As 2019 draws to a close, the year has caught up with me or I’ve just fallen back into a migraine pattern. Either way, the last couple months have caught up with me and I’m just down for the count.
I think I’m struggling the most because one of the best parts of 2019 (Nay) is a direct result of the worst part of 2019 (Batt). I don’t know how to resolve this in my mind. I just don’t know…
2019 didn’t start off terribly. After all, my barn installation happened in 2019 (a lifetime ago). But the year will be defined by November.
Because November came and… I still can’t wrap my head around losing Batt. I’m missing him so much today and yet November seems so far away. When I couldn’t save him, I threw myself into trying to save Subi. We lost Batt on Wednesday night. We dropped him off at the clinic, leaving him at 7:30 and he was gone by 9. The worst day after losing Batt was that Sunday morning that followed when Subi got loose, and went running in full panic around my neighbors’ yards in a blind panic, trying to find Batt. I was sure I was going to lose him to that day. How he didn’t kill himself, I will never know.

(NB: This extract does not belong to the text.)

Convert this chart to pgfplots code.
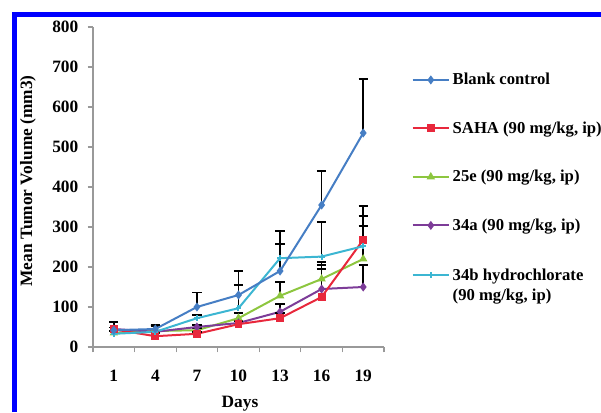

Since that day, my focus was Subi and saving Subi. I tried everything. I tried to borrow a horse and eventually the easiest option became adoption. Enter Nay Nay.
This way the hardest and easiest decision I’ve ever made. I saw his listing and convinced myself it couldn’t work out. The rescue also had companions I could adopt for as long or short term as necessary. But meeting Nay, riding Nay… it was the first time I smiled in a month which made me cry which made me question why this was working out. I’m still waiting for the other shoe to drop.
You see, Nayners has been the best part of 2019. He’s made Subi whole again, he’s made me happy. But then again, I shouldn’t have needed him in my life. But he IS here and I’m falling for him and I think I DO love him already too. So I’m struggling here. And that’s what I’m ending 2019 thinking about. And missing my Batthorse.